Over the years, Incoterms have evolved, reflecting changes in the global trading environment. They play a pivotal role in simplifying transactions. They meticulously outline who is responsible for what in the export-import process, covering everything from transportation, insurance, and customs duties to the point of delivery and risk transfer. By standardising these aspects, Incoterms reduce uncertainties and potential disputes caused by differing interpretations of shipping terms in various countries.



Overview of the Two Categories of Incoterms


Incoterms for Any Mode of Transport: This category includes seven terms that apply to all types of transportation, be it air, road, rail, or sea. They are versatile and can be used in various shipping scenarios. These terms are EXW (Ex Works), FCA (Free Carrier), CPT (Carriage Paid To), CIP (Carriage and Insurance Paid To), DAP (Delivered at Place), DPU (Delivered at Place Unloaded), and DDP (Delivered Duty Paid). These terms are particularly significant in today’s diversified shipping practices, offering flexibility and applicability across different transportation methods.
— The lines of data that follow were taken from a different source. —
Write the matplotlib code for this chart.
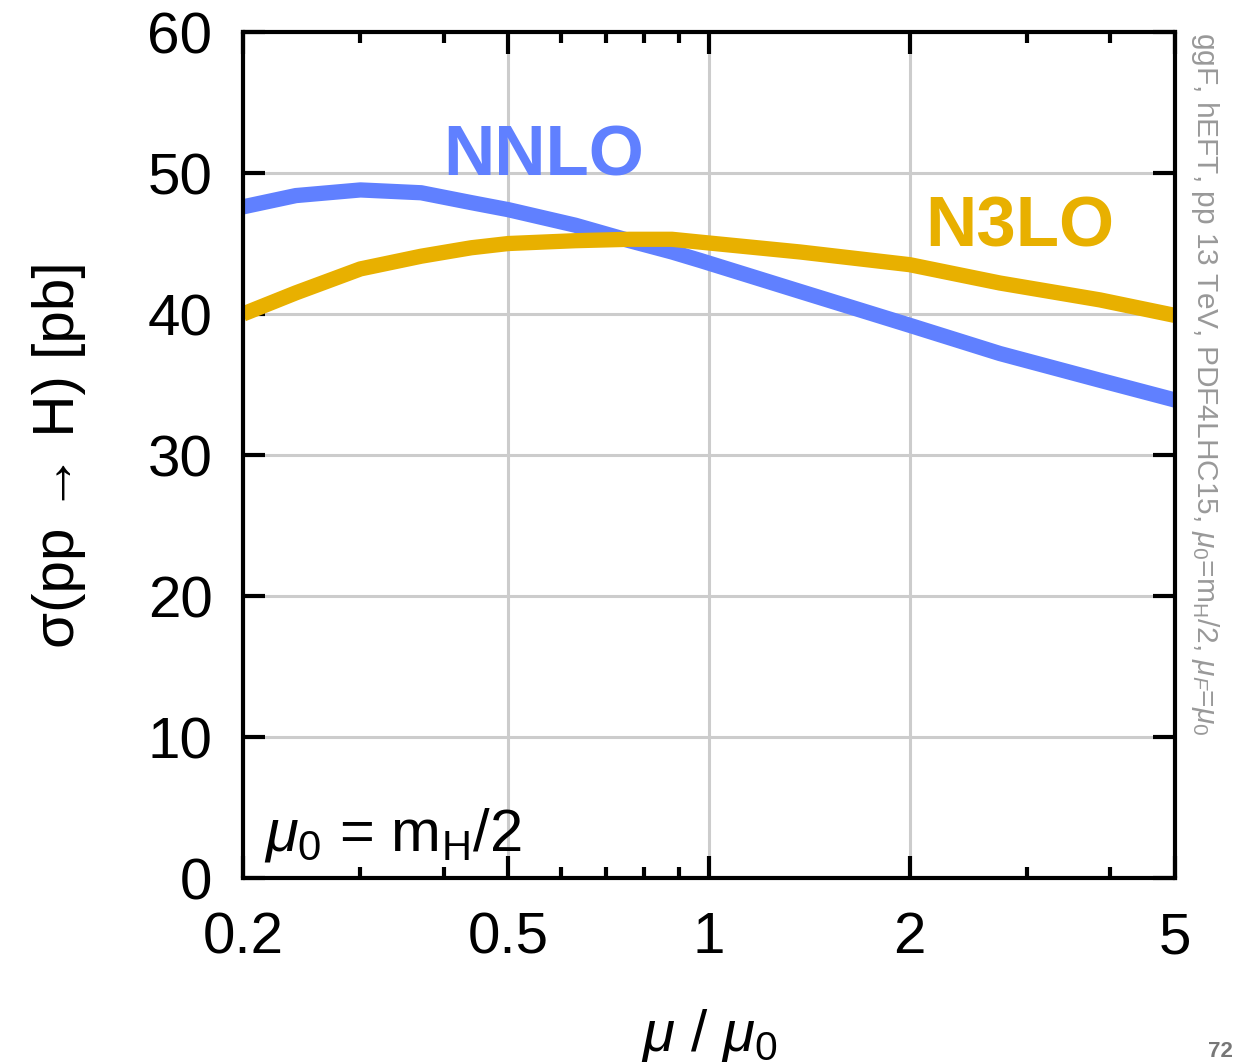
import matplotlib
matplotlib.use('Agg')
import matplotlib.pyplot as plt
from matplotlib.ticker import FixedLocator, NullFormatter, FixedFormatter

# scale ratio mu/mu0 and cross sections [pb]
nnlo_x = [0.2, 0.24, 0.3, 0.37, 0.44, 0.5, 0.63, 0.76, 0.88, 0.97, 1.37, 2.0, 2.73, 3.86, 5.0]
nnlo_y = [47.6, 48.4, 48.8, 48.6, 47.9, 47.4, 46.3, 45.2, 44.4, 43.8, 41.6, 39.2, 37.2, 35.3, 33.9]

n3lo_x = [0.2, 0.24, 0.3, 0.37, 0.44, 0.5, 0.63, 0.76, 0.88, 0.97, 1.37, 2.0, 2.73, 3.86, 5.0]
n3lo_y = [40.0, 41.5, 43.2, 44.1, 44.7, 45.0, 45.2, 45.3, 45.3, 45.1, 44.4, 43.5, 42.2, 41.0, 39.9]

x_major = [0.2, 0.5, 1, 2, 5]
x_major_labels = ['0.2', '0.5', '1', '2', '5']
x_minor = [0.3, 0.4, 0.6, 0.7, 0.8, 0.9, 3, 4]
y_major = [0, 10, 20, 30, 40, 50, 60]

blue = '#6080ff'
gold = '#e8b000'

plt.rcParams['font.family'] = ['Liberation Sans', 'DejaVu Sans']
plt.rcParams['mathtext.fontset'] = 'custom'
plt.rcParams['mathtext.rm'] = 'Liberation Sans'
plt.rcParams['mathtext.it'] = 'Liberation Sans:italic'

fig = plt.figure(figsize=(12.35, 10.64), dpi=100)
ax = fig.add_axes([0.1968, 0.1748, 0.7546, 0.7951])

ax.plot(nnlo_x, nnlo_y, color=blue, lw=11, solid_capstyle='butt',
        solid_joinstyle='round', zorder=3)
ax.plot(n3lo_x, n3lo_y, color=gold, lw=11, solid_capstyle='butt',
        solid_joinstyle='round', zorder=3)

ax.set_xscale('log')
ax.set_xlim(0.2, 5)
ax.set_ylim(0, 60)
ax.xaxis.set_major_locator(FixedLocator(x_major))
ax.xaxis.set_major_formatter(FixedFormatter(x_major_labels))
ax.xaxis.set_minor_locator(FixedLocator(x_minor))
ax.xaxis.set_minor_formatter(NullFormatter())
ax.yaxis.set_major_locator(FixedLocator(y_major))

ax.grid(True, which='major', color='#cccccc', lw=2.2, zorder=0)
for s in ax.spines.values():
    s.set_linewidth(3)
    s.set_zorder(5)

ax.tick_params(which='both', direction='in', top=True, right=True, width=3, labelsize=42)
ax.tick_params(which='major', length=16)
ax.tick_params(which='minor', length=8)
ax.tick_params(axis='x', pad=24)
ax.tick_params(axis='y', pad=22)

ax.set_xlabel(r'$\mu$ / $\mu_0$', fontsize=42, labelpad=30)
ax.set_ylabel('σ(pp → H) [pb]', fontsize=42, labelpad=44)

ax.text(0.40, 51.1, 'NNLO', color=blue, fontsize=51, fontweight='bold',
        ha='left', va='center', zorder=4)
ax.text(2.11, 46.1, 'N3LO', color=gold, fontsize=51, fontweight='bold',
        ha='left', va='center', zorder=4)
ax.text(0.215, 1.0, r'$\mu_0$ = m$_{\rm H}$/2', fontsize=43, ha='left', va='bottom', zorder=4)

fig.text(0.976, 0.97, 'ggF, hEFT, pp 13 TeV, PDF4LHC15, $\\mu_0$=m$_{\\rm H}$/2, $\\mu_F$=$\\mu_0$',
         rotation=-90, fontsize=21.5, color='#999999', ha='center', va='top')
fig.text(0.978, 0.002, '72', fontsize=16, color='#777777', fontweight='bold', ha='left', va='bottom')

fig.savefig('out.png', dpi=100)
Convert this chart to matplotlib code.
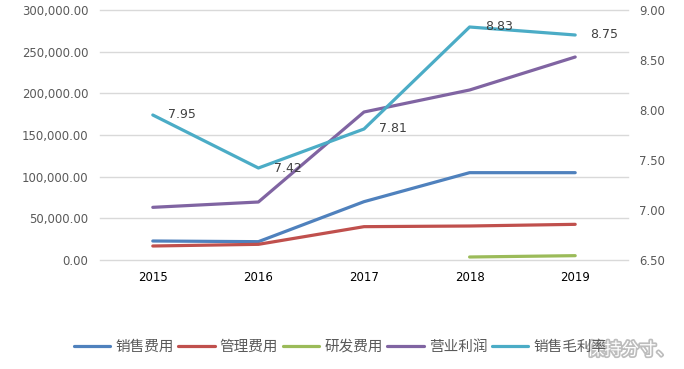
import matplotlib
matplotlib.use("Agg")
import matplotlib.pyplot as plt
import matplotlib.patheffects as pe
import numpy as np

plt.rcParams['font.family'] = ['Noto Sans CJK SC', 'DejaVu Sans']

years = ['2015', '2016', '2017', '2018', '2019']
sales_cost = [22800, 22000, 70000, 104800, 104800]
admin_cost = [16800, 18800, 40000, 40800, 42800]
rd_cost = [np.nan, np.nan, np.nan, 3600, 5200]
op_profit = [63200, 69600, 177600, 204000, 243600]
gross_margin = [7.95, 7.42, 7.81, 8.83, 8.75]

labels = ['销售费用', '管理费用', '研发费用', '营业利润', '销售毛利率']
colors = ['#4F81BD', '#C0504D', '#9BBB59', '#8064A2', '#4BACC6']

W, H = 684, 369
fig = plt.figure(figsize=(W / 100, H / 100), dpi=100, facecolor='white')
ax = fig.add_axes([100 / W, (H - 260) / H, 528 / W, 250 / H])
ax2 = ax.twinx()

x = np.arange(len(years))
lines = []
for vals, c in zip([sales_cost, admin_cost, rd_cost, op_profit], colors[:4]):
    l, = ax.plot(x, vals, color=c, lw=2.3, solid_capstyle='round', zorder=3)
    lines.append(l)
l, = ax2.plot(x, gross_margin, color=colors[4], lw=2.3, solid_capstyle='round', zorder=3)
lines.append(l)

for xi, v in zip(x, gross_margin):
    ax2.annotate(f'{v:.2f}', (xi, v), xytext=(11, 0), textcoords='offset points',
                 ha='left', va='center', fontsize=9, color='#404040',
                 family=['DejaVu Sans'])

ax.set_xlim(-0.5, 4.5)
ax.set_ylim(0, 300000)
ax2.set_ylim(6.5, 9.0)
ax.set_yticks(np.arange(0, 300001, 50000))
ax2.set_yticks(np.arange(6.5, 9.01, 0.5))
ax.set_yticklabels([f'{v:,.2f}' for v in np.arange(0, 300001, 50000)],
                   color='#595959', fontsize=8.4, family=['DejaVu Sans'])
ax2.set_yticklabels([f'{v:.2f}' for v in np.arange(6.5, 9.01, 0.5)],
                    color='#595959', fontsize=8.4, family=['DejaVu Sans'])
ax.set_xticks(x)
ax.set_xticklabels(years, fontsize=8.5, color='black', family=['DejaVu Sans'])

ax.grid(axis='y', color='#D9D9D9', lw=1)
ax.set_axisbelow(True)
for gl in ax.get_ygridlines():
    gl.set_clip_on(False)
for a in (ax, ax2):
    for s in a.spines.values():
        s.set_visible(False)
    a.tick_params(length=0)
ax.tick_params(axis='y', pad=8.5)
ax2.tick_params(axis='y', pad=8)
ax.tick_params(axis='x', pad=8)

fig.legend(lines, labels, loc='center', bbox_to_anchor=(340 / W, (H - 347) / H),
           ncol=5, frameon=False, fontsize=10.5, handlelength=2.5,
           columnspacing=0.3, handletextpad=0.35, labelcolor='#595959')

fig.text(587 / W, (H - 350) / H, '保持分寸、', fontsize=12.5, color='white',
         ha='left', va='center',
         path_effects=[pe.withStroke(linewidth=2.5, foreground='#BDBDBD')])

fig.savefig('out.png', dpi=100, facecolor='white')
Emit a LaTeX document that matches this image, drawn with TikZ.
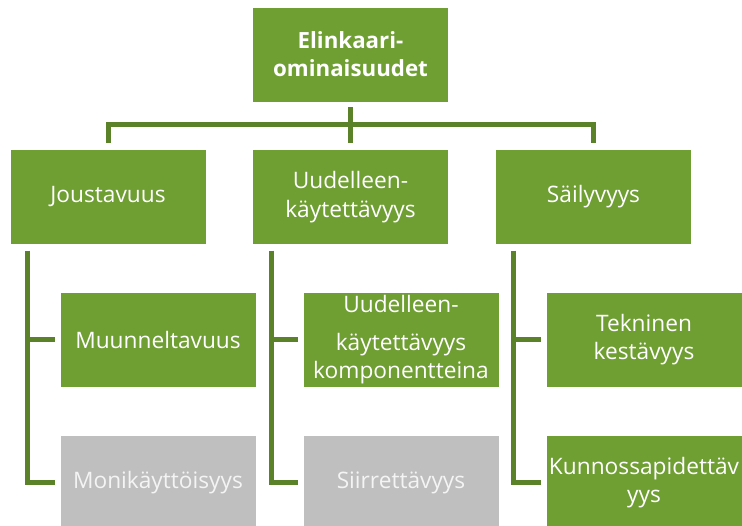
\documentclass[tikz,border=0pt]{standalone}
\usepackage{fontspec}
\setmainfont{Open Sans}
\definecolor{boxg}{HTML}{6F9E33}
\definecolor{lineg}{HTML}{5B8229}
\definecolor{boxgray}{HTML}{BFBFBF}
\definecolor{txtgray}{HTML}{F4F4F4}
\newcommand{\boxfont}{\fontsize{22.7}{28.5}\selectfont}
\begin{document}
\begin{tikzpicture}[x=1pt,y=-1pt,
  box/.style={fill=boxg, draw=white, line width=0.6pt, minimum width=196pt, minimum height=95pt,
    inner sep=0pt, text=white, align=center, font=\boxfont},
  graybox/.style={box, fill=boxgray, text=txtgray},
  boxtext/.style={text=white, inner sep=0pt, anchor=base, font=\boxfont},
  conn/.style={draw=lineg, line width=5pt}]
\useasboundingbox (0,0) rectangle (742,526);
\node[box, font=\fontsize{22.3}{28}\selectfont\bfseries] (top) at (350.5,54.5) {Elinkaari-\\ominaisuudet};
\node[box] (j) at (108,197) {Joustavuus};
\node[box] (u) at (350.5,197) {Uudelleen-\\käytettävyys};
\node[box] (s) at (593.5,197) {Säilyvyys};
\node[box] (m) at (158,339.5) {Muunneltavuus};
\node[graybox] (mk) at (158,482.5) {Monikäyttöisyys};
\node[box] (uk) at (401,340) {};
\node[boxtext] (uk1) at (401,313) {Uudelleen-};
\node[boxtext] (uk2) at (401,351) {käytettävyys};
\node[boxtext] (uk3) at (401,379) {komponentteina};
\node[graybox] (si) at (401,482.5) {Siirrettävyys};
\node[box] (t) at (644,339.5) {Tekninen\\kestävyys};
\node[box] (k) at (644,482.5) {Kunnossapidettäv\\yys};
\coordinate (bus) at (350.5,125);
\draw[conn] ([yshift=-5pt]top.south) -- ([yshift=6pt]u.north);
\draw[conn] ([yshift=6pt]j.north) |- (bus) -| ([yshift=6pt]s.north);
\draw[conn] ([xshift=18pt,yshift=-6pt]j.south west) |- ([xshift=-5pt]m.west);
\draw[conn] ([xshift=18pt,yshift=-6pt]j.south west) |- ([xshift=-5pt]mk.west);
\draw[conn] ([xshift=19pt,yshift=-6pt]u.south west) |- ([xshift=-5pt]uk.west);
\draw[conn] ([xshift=19pt,yshift=-6pt]u.south west) |- ([xshift=-5pt]si.west);
\draw[conn] ([xshift=18pt,yshift=-6pt]s.south west) |- ([xshift=-5pt]t.west);
\draw[conn] ([xshift=18pt,yshift=-6pt]s.south west) |- ([xshift=-5pt]k.west);
\end{tikzpicture}
\end{document}
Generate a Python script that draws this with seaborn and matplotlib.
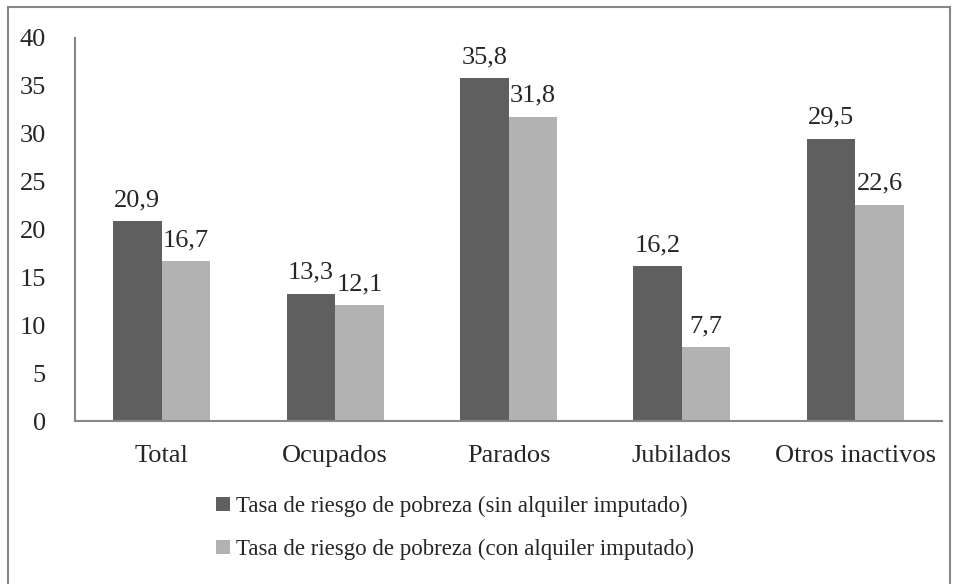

Incoterms Specifically for Sea and Inland Waterway Transport: These four terms are tailored specifically for goods transported by sea and inland waterways. They include FAS (Free Alongside Ship), FOB (Free On Board), CFR (Cost and Freight), and CIF (Cost, Insurance, and Freight). These terms address the unique aspects of maritime shipping, such as loading and unloading goods at ports. They are critical in transactions involving bulk and heavy cargo typically transported by sea.



Breaking Down Common Incoterms


DDP – Delivered Duty Paid


DDP signifies that the seller delivers goods ready for unloading and bears all costs and risks involved in bringing the goods to the destination, including duties, taxes, and other charges. It represents one of the maximum obligations for a seller.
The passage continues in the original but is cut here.